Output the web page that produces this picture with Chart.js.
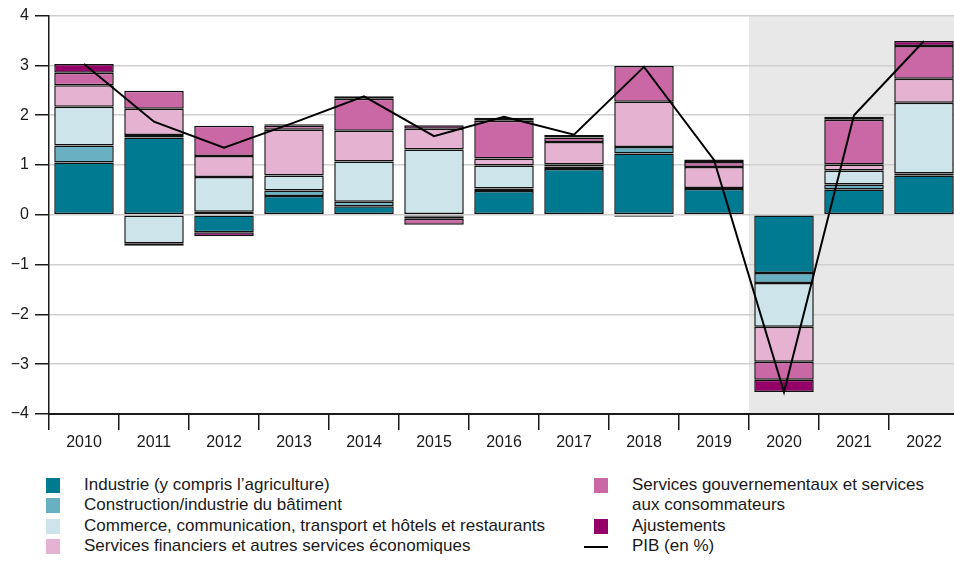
<!DOCTYPE html>
<html>
<head>
<meta charset="utf-8">
<script src="https://cdn.jsdelivr.net/npm/chart.js@4.4.0/dist/chart.umd.min.js"></script>
<style>
  html, body { margin: 0; padding: 0; background: #fff; }
  body { width: 954px; height: 561px; overflow: hidden; position: relative;
         font-family: "Liberation Sans", Arial, sans-serif; color: #1a1a1a; }
  #wrap { position: absolute; left: 0; top: 0; width: 960px; height: 462px; }
  .leg { position: absolute; font-size: 17px; line-height: 20.5px; white-space: nowrap; }
  .leg .sw { position: absolute; width: 14px; height: 15px; }
  .leg .ln { position: absolute; width: 24px; height: 2px; background: #000; }
</style>
</head>
<body>
<div id="wrap"><canvas id="chart" width="960" height="462"></canvas></div>
<div id="legend"></div>
<script>
let years = ["2010", "2011", "2012", "2013", "2014", "2015", "2016", "2017", "2018", "2019", "2020", "2021", "2022"];

let industrie = [1.05, 1.55, -0.35, 0.38, 0.17, -0.03, 0.48, 0.92, 1.23, 0.52, -1.17, 0.51, 0.79];
let construction = [0.34, 0.05, 0.06, 0.11, 0.09, -0.05, 0.05, 0.05, 0.13, 0.02, -0.2, 0.1, 0.04];
let commerce = [0.78, -0.57, 0.7, 0.3, 0.81, 1.31, 0.46, 0.04, null, null, -0.88, 0.28, 1.42];
let financiers = [0.43, 0.53, 0.42, 0.92, 0.62, 0.42, 0.14, 0.45, 0.91, 0.42, -0.7, 0.12, 0.48];
let gouvernement = [0.25, 0.36, 0.61, 0.08, 0.64, -0.12, 0.76, 0.09, 0.72, 0.1, -0.36, 0.9, 0.66];
let ajustements = [0.18, -0.05, -0.08, 0.03, 0.05, 0.07, 0.06, 0.05, -0.04, 0.05, -0.25, 0.06, 0.1];
let pib = [3.03, 1.87, 1.35, 1.85, 2.38, 1.58, 1.97, 1.61, 2.97, 1.1, -3.56, 2.0, 3.49];

let yTicks = [-4, -3, -2, -1, 0, 1, 2, 3, 4];
let shadeFrom = "2020";

let series = [
  { label: "Industrie (y compris l’agriculture)", data: industrie, color: "#007a91" },
  { label: "Construction/industrie du bâtiment", data: construction, color: "#68b0c2" },
  { label: "Commerce, communication, transport et hôtels et restaurants", data: commerce, color: "#cde4ea" },
  { label: "Services financiers et autres services économiques", data: financiers, color: "#e6b2d1" },
  { label: "Services gouvernementaux et services\naux consommateurs", data: gouvernement, color: "#ca67a5" },
  { label: "Ajustements", data: ajustements, color: "#940068" },
];
let pibLabel = "PIB (en %)";

// grey band behind the last years
const shadePlugin = {
  id: "shade",
  beforeDraw(chart) {
    let x = chart.scales.x;
    let area = chart.chartArea;
    let i = years.indexOf(shadeFrom);
    let left = (x.getPixelForValue(i - 1) + x.getPixelForValue(i)) / 2;
    let ctx = chart.ctx;
    ctx.save();
    ctx.fillStyle = "#e8e8e8";
    ctx.fillRect(left, area.top, area.right - left, area.bottom - area.top);
    ctx.restore();
  },
};

let datasets = series.map((s) => ({
  type: "bar",
  label: s.label,
  data: s.data,
  backgroundColor: s.color,
  borderColor: "#111",
  borderWidth: 1.5,
  borderSkipped: false,
  barPercentage: 0.85,
  categoryPercentage: 1,
  stack: "s",
  order: 2,
}));

datasets.push({
  type: "line",
  label: pibLabel,
  data: pib,
  borderColor: "#000",
  borderWidth: 2,
  pointRadius: 0,
  tension: 0,
  order: 1,
});

new Chart(document.getElementById("chart"), {
  data: { labels: years, datasets: datasets },
  options: {
    responsive: false,
    animation: false,
    layout: { padding: { top: 14, right: 1, left: 0, bottom: 0 } },
    plugins: { legend: { display: false }, tooltip: { enabled: false } },
    scales: {
      x: {
        stacked: true,
        grid: {
          offset: true,
          drawOnChartArea: false,
          tickLength: 16,
          tickColor: "#1a1a1a",
          lineWidth: 1.5,
        },
        border: { display: true, color: "#1a1a1a", width: 2 },
        ticks: {
          color: "#1a1a1a",
          padding: 3,
          font: { family: "Liberation Sans", size: 16 },
        },
        afterFit(scale) {
          scale.height = 48;
        },
      },
      y: {
        stacked: true,
        min: -4,
        max: 4,
        afterBuildTicks(scale) {
          scale.ticks = yTicks.map((v) => ({ value: v }));
        },
        grid: {
          color: (c) => (c.tick && c.tick.value === -4 ? "#1a1a1a" : "#cfcfcf"),
          lineWidth: 1.5,
          tickLength: 14,
          tickColor: "#1a1a1a",
        },
        border: { display: true, color: "#1a1a1a", width: 1.5 },
        ticks: {
          color: "#1a1a1a",
          padding: 6,
          font: { family: "Liberation Sans", size: 16 },
          callback: (v) => (v < 0 ? "\u2212" + Math.abs(v) : String(v)),
        },
        afterFit(scale) {
          scale.width = 49;
        },
      },
    },
  },
  plugins: [shadePlugin],
});

// legend in two columns, built from the series above
let legend = document.getElementById("legend");
let rows = [485, 505.5, 526, 546.5];
let slots = [
  { col: 0, row: 0 }, { col: 0, row: 1 }, { col: 0, row: 2 }, { col: 0, row: 3 },
  { col: 1, row: 0 }, { col: 1, row: 2 },
];
let cols = [{ sw: 46, txt: 84 }, { sw: 594, txt: 632 }];

series.forEach((s, i) => {
  let slot = slots[i];
  let c = cols[slot.col];
  let y = rows[slot.row];
  let sw = document.createElement("div");
  sw.className = "leg";
  sw.innerHTML = '<div class="sw"></div>';
  sw.style.left = c.sw + "px";
  sw.style.top = y - 7.5 + "px";
  sw.firstChild.style.background = s.color;
  legend.appendChild(sw);
  let t = document.createElement("div");
  t.className = "leg";
  t.style.left = c.txt + "px";
  t.style.top = y - 10.25 + "px";
  t.innerHTML = s.label.split("\n").join("<br>");
  legend.appendChild(t);
});

let ln = document.createElement("div");
ln.className = "leg";
ln.innerHTML = '<div class="ln"></div>';
ln.style.left = "584px";
ln.style.top = rows[3] - 1 + "px";
legend.appendChild(ln);
let lt = document.createElement("div");
lt.className = "leg";
lt.style.left = "632px";
lt.style.top = rows[3] - 10.25 + "px";
lt.textContent = pibLabel;
legend.appendChild(lt);
</script>
</body>
</html>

++++

- DO THIS -
Exclude the pictures. Write out the remaining data exactly.

- RESPONSE TO THIS TASK -
Output the web page that produces this picture with Chart.js.
<!DOCTYPE html>
<html>
<head>
<meta charset="utf-8">
<script src="https://cdn.jsdelivr.net/npm/chart.js@4.4.0/dist/chart.umd.min.js"></script>
<style>
  html, body { margin: 0; padding: 0; background: #fff; }
  body { width: 954px; height: 561px; overflow: hidden; position: relative;
         font-family: "Liberation Sans", Arial, sans-serif; color: #1a1a1a; }
  #wrap { position: absolute; left: 0; top: 0; width: 960px; height: 462px; }
  .leg { position: absolute; font-size: 17px; line-height: 20.5px; white-space: nowrap; }
  .leg .sw { position: absolute; width: 14px; height: 15px; }
  .leg .ln { position: absolute; width: 24px; height: 2px; background: #000; }
</style>
</head>
<body>
<div id="wrap"><canvas id="chart" width="960" height="462"></canvas></div>
<div id="legend"></div>
<script>
let years = ["2010", "2011", "2012", "2013", "2014", "2015", "2016", "2017", "2018", "2019", "2020", "2021", "2022"];

let industrie = [1.05, 1.55, -0.35, 0.38, 0.17, -0.03, 0.48, 0.92, 1.23, 0.52, -1.17, 0.51, 0.79];
let construction = [0.34, 0.05, 0.06, 0.11, 0.09, -0.05, 0.05, 0.05, 0.13, 0.02, -0.2, 0.1, 0.04];
let commerce = [0.78, -0.57, 0.7, 0.3, 0.81, 1.31, 0.46, 0.04, null, null, -0.88, 0.28, 1.42];
let financiers = [0.43, 0.53, 0.42, 0.92, 0.62, 0.42, 0.14, 0.45, 0.91, 0.42, -0.7, 0.12, 0.48];
let gouvernement = [0.25, 0.36, 0.61, 0.08, 0.64, -0.12, 0.76, 0.09, 0.72, 0.1, -0.36, 0.9, 0.66];
let ajustements = [0.18, -0.05, -0.08, 0.03, 0.05, 0.07, 0.06, 0.05, -0.04, 0.05, -0.25, 0.06, 0.1];
let pib = [3.03, 1.87, 1.35, 1.85, 2.38, 1.58, 1.97, 1.61, 2.97, 1.1, -3.56, 2.0, 3.49];

let yTicks = [-4, -3, -2, -1, 0, 1, 2, 3, 4];
let shadeFrom = "2020";

let series = [
  { label: "Industrie (y compris l’agriculture)", data: industrie, color: "#007a91" },
  { label: "Construction/industrie du bâtiment", data: construction, color: "#68b0c2" },
  { label: "Commerce, communication, transport et hôtels et restaurants", data: commerce, color: "#cde4ea" },
  { label: "Services financiers et autres services économiques", data: financiers, color: "#e6b2d1" },
  { label: "Services gouvernementaux et services\naux consommateurs", data: gouvernement, color: "#ca67a5" },
  { label: "Ajustements", data: ajustements, color: "#940068" },
];
let pibLabel = "PIB (en %)";

// grey band behind the last years
const shadePlugin = {
  id: "shade",
  beforeDraw(chart) {
    let x = chart.scales.x;
    let area = chart.chartArea;
    let i = years.indexOf(shadeFrom);
    let left = (x.getPixelForValue(i - 1) + x.getPixelForValue(i)) / 2;
    let ctx = chart.ctx;
    ctx.save();
    ctx.fillStyle = "#e8e8e8";
    ctx.fillRect(left, area.top, area.right - left, area.bottom - area.top);
    ctx.restore();
  },
};

let datasets = series.map((s) => ({
  type: "bar",
  label: s.label,
  data: s.data,
  backgroundColor: s.color,
  borderColor: "#111",
  borderWidth: 1.5,
  borderSkipped: false,
  barPercentage: 0.85,
  categoryPercentage: 1,
  stack: "s",
  order: 2,
}));

datasets.push({
  type: "line",
  label: pibLabel,
  data: pib,
  borderColor: "#000",
  borderWidth: 2,
  pointRadius: 0,
  tension: 0,
  order: 1,
});

new Chart(document.getElementById("chart"), {
  data: { labels: years, datasets: datasets },
  options: {
    responsive: false,
    animation: false,
    layout: { padding: { top: 14, right: 1, left: 0, bottom: 0 } },
    plugins: { legend: { display: false }, tooltip: { enabled: false } },
    scales: {
      x: {
        stacked: true,
        grid: {
          offset: true,
          drawOnChartArea: false,
          tickLength: 16,
          tickColor: "#1a1a1a",
          lineWidth: 1.5,
        },
        border: { display: true, color: "#1a1a1a", width: 2 },
        ticks: {
          color: "#1a1a1a",
          padding: 3,
          font: { family: "Liberation Sans", size: 16 },
        },
        afterFit(scale) {
          scale.height = 48;
        },
      },
      y: {
        stacked: true,
        min: -4,
        max: 4,
        afterBuildTicks(scale) {
          scale.ticks = yTicks.map((v) => ({ value: v }));
        },
        grid: {
          color: (c) => (c.tick && c.tick.value === -4 ? "#1a1a1a" : "#cfcfcf"),
          lineWidth: 1.5,
          tickLength: 14,
          tickColor: "#1a1a1a",
        },
        border: { display: true, color: "#1a1a1a", width: 1.5 },
        ticks: {
          color: "#1a1a1a",
          padding: 6,
          font: { family: "Liberation Sans", size: 16 },
          callback: (v) => (v < 0 ? "\u2212" + Math.abs(v) : String(v)),
        },
        afterFit(scale) {
          scale.width = 49;
        },
      },
    },
  },
  plugins: [shadePlugin],
});

// legend in two columns, built from the series above
let legend = document.getElementById("legend");
let rows = [485, 505.5, 526, 546.5];
let slots = [
  { col: 0, row: 0 }, { col: 0, row: 1 }, { col: 0, row: 2 }, { col: 0, row: 3 },
  { col: 1, row: 0 }, { col: 1, row: 2 },
];
let cols = [{ sw: 46, txt: 84 }, { sw: 594, txt: 632 }];

series.forEach((s, i) => {
  let slot = slots[i];
  let c = cols[slot.col];
  let y = rows[slot.row];
  let sw = document.createElement("div");
  sw.className = "leg";
  sw.innerHTML = '<div class="sw"></div>';
  sw.style.left = c.sw + "px";
  sw.style.top = y - 7.5 + "px";
  sw.firstChild.style.background = s.color;
  legend.appendChild(sw);
  let t = document.createElement("div");
  t.className = "leg";
  t.style.left = c.txt + "px";
  t.style.top = y - 10.25 + "px";
  t.innerHTML = s.label.split("\n").join("<br>");
  legend.appendChild(t);
});

let ln = document.createElement("div");
ln.className = "leg";
ln.innerHTML = '<div class="ln"></div>';
ln.style.left = "584px";
ln.style.top = rows[3] - 1 + "px";
legend.appendChild(ln);
let lt = document.createElement("div");
lt.className = "leg";
lt.style.left = "632px";
lt.style.top = rows[3] - 10.25 + "px";
lt.textContent = pibLabel;
legend.appendChild(lt);
</script>
</body>
</html>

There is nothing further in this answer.